Source code of charts:
○ ○ ○ ○ ○ ○ ○

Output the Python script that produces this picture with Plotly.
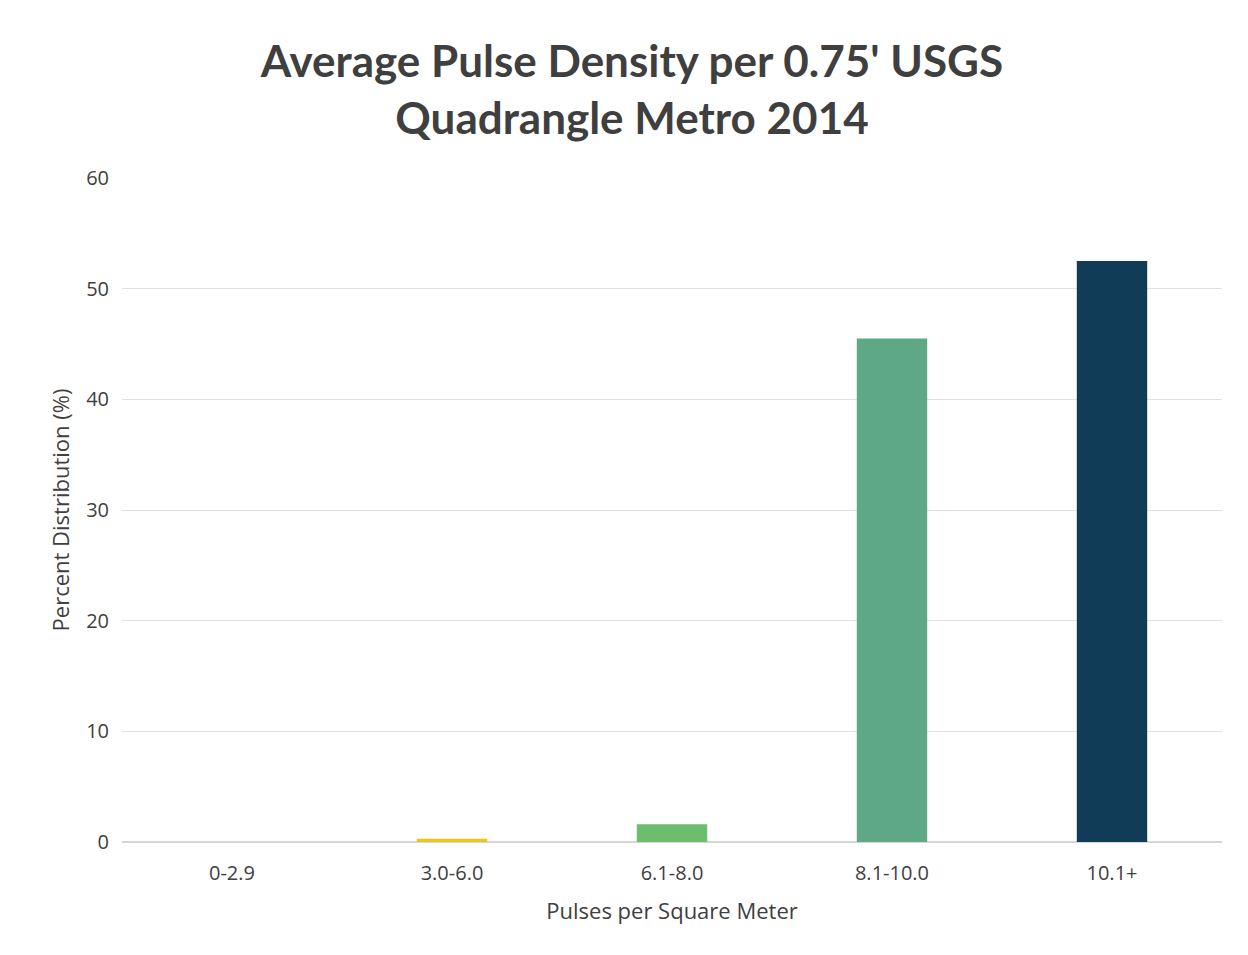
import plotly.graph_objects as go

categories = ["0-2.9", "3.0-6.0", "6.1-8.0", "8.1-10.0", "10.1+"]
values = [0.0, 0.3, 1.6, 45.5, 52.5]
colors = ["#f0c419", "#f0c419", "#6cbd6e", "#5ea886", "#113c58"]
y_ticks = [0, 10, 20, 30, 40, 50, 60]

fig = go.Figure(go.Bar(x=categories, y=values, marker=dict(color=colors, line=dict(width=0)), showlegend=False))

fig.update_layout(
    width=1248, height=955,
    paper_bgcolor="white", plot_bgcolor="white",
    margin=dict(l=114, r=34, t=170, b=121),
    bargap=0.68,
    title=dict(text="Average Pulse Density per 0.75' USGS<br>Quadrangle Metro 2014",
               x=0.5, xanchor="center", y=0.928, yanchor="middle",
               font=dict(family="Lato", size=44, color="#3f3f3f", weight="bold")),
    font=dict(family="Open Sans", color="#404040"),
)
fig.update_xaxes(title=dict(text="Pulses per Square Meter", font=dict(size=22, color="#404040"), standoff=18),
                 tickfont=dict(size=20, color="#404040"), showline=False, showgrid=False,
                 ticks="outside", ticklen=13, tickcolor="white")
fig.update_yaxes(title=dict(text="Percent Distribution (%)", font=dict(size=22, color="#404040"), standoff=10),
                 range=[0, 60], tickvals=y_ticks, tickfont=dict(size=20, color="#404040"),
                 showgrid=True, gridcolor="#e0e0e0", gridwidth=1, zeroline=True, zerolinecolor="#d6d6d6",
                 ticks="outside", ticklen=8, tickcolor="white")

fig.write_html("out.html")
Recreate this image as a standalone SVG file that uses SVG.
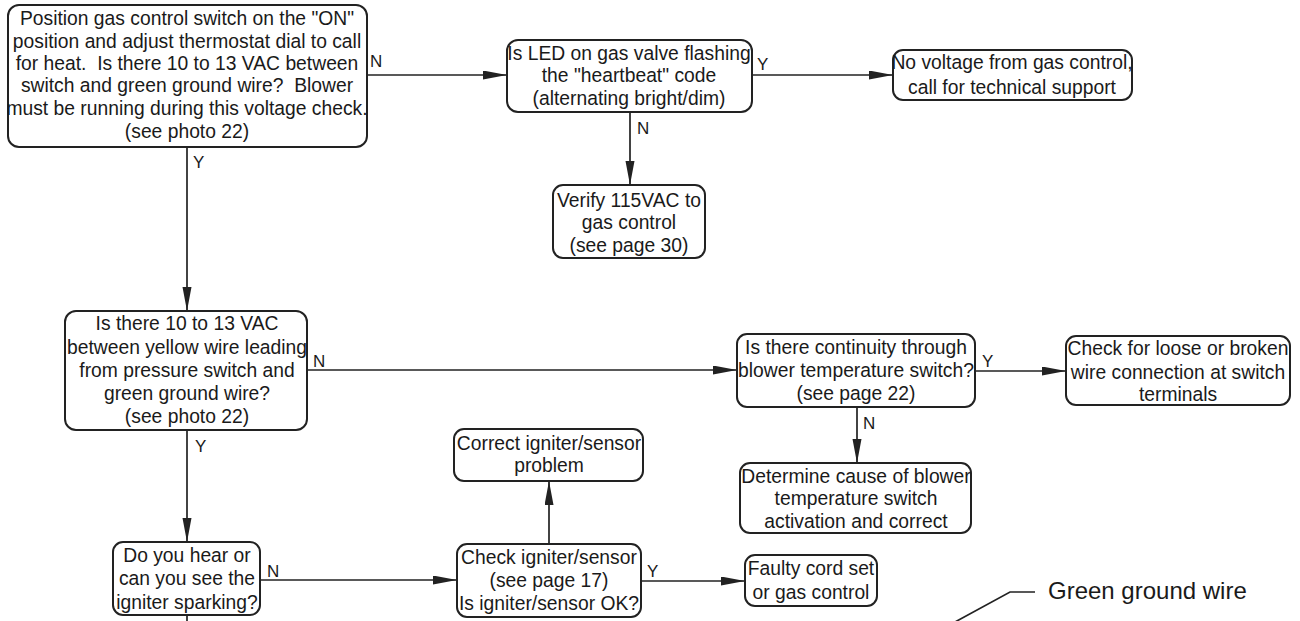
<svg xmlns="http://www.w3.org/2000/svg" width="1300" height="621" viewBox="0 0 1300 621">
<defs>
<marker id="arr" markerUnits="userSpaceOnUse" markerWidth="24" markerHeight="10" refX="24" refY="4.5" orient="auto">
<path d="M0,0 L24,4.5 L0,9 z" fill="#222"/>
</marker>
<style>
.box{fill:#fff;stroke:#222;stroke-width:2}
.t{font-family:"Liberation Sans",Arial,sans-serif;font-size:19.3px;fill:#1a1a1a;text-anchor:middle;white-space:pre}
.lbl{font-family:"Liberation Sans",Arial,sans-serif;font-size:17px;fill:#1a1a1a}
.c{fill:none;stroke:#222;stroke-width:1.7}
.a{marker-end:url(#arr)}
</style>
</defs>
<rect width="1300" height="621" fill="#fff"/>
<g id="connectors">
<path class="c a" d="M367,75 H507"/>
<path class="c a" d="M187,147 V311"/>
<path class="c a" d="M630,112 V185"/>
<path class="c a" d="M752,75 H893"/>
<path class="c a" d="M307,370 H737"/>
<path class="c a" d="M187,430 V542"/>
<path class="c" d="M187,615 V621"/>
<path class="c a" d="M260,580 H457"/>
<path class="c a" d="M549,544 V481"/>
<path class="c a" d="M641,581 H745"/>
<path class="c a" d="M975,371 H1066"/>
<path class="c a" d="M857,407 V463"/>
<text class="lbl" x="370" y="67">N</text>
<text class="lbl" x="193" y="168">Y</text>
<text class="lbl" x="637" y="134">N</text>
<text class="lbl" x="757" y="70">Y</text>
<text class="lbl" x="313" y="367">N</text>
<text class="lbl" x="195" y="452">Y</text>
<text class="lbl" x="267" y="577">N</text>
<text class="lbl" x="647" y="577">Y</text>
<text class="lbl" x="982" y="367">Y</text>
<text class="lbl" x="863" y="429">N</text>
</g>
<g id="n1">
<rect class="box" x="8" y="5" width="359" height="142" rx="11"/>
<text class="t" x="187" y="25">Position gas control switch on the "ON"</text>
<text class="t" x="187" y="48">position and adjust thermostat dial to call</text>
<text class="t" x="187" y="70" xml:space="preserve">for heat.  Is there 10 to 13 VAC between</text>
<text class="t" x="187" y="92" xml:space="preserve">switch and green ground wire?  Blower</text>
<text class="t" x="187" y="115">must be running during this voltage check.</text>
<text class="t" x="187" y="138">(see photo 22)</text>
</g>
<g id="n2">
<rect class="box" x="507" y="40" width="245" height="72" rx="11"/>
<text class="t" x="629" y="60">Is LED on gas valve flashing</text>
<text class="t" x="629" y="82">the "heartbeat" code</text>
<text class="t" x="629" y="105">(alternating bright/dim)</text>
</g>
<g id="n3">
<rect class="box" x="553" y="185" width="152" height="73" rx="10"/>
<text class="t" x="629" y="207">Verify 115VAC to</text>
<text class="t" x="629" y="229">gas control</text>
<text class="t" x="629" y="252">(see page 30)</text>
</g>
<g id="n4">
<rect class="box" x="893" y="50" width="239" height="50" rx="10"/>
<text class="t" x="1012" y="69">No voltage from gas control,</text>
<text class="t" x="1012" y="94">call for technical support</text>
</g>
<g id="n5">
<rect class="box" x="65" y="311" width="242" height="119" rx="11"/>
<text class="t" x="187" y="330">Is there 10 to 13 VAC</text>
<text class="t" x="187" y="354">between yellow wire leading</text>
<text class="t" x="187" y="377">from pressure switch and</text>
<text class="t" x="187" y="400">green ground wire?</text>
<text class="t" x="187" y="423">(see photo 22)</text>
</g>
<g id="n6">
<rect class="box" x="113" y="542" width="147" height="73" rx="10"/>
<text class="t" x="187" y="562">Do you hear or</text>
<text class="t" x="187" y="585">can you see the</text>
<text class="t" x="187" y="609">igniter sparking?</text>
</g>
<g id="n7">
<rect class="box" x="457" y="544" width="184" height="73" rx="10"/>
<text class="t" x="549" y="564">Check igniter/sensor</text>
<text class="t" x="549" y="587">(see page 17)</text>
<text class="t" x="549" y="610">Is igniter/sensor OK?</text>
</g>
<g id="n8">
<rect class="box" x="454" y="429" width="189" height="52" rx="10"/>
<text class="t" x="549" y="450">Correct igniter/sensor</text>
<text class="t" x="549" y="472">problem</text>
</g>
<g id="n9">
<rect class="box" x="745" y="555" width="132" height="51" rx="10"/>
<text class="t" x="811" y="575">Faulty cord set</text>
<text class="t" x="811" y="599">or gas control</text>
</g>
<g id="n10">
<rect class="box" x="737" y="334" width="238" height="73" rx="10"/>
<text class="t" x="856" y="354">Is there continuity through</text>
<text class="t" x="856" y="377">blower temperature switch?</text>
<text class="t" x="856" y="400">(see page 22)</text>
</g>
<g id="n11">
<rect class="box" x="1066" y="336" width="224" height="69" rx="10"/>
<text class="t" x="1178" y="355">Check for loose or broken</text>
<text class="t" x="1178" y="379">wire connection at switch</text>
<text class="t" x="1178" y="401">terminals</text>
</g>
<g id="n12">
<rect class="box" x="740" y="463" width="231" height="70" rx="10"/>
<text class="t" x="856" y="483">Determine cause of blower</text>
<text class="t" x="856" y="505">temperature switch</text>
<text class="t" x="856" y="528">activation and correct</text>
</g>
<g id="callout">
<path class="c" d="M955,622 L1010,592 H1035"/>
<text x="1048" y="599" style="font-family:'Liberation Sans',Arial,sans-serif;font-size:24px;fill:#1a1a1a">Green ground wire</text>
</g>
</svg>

○ ○ ○ ○ ○ ○ ○

_TASK_: Every line above that contains the word "this" should be reported.

_EXERCISE ANSWER_:
Output the Python script that produces this picture with Plotly.
Recreate this image as a standalone SVG file that uses SVG.
<text class="t" x="187" y="115">must be running during this voltage check.</text>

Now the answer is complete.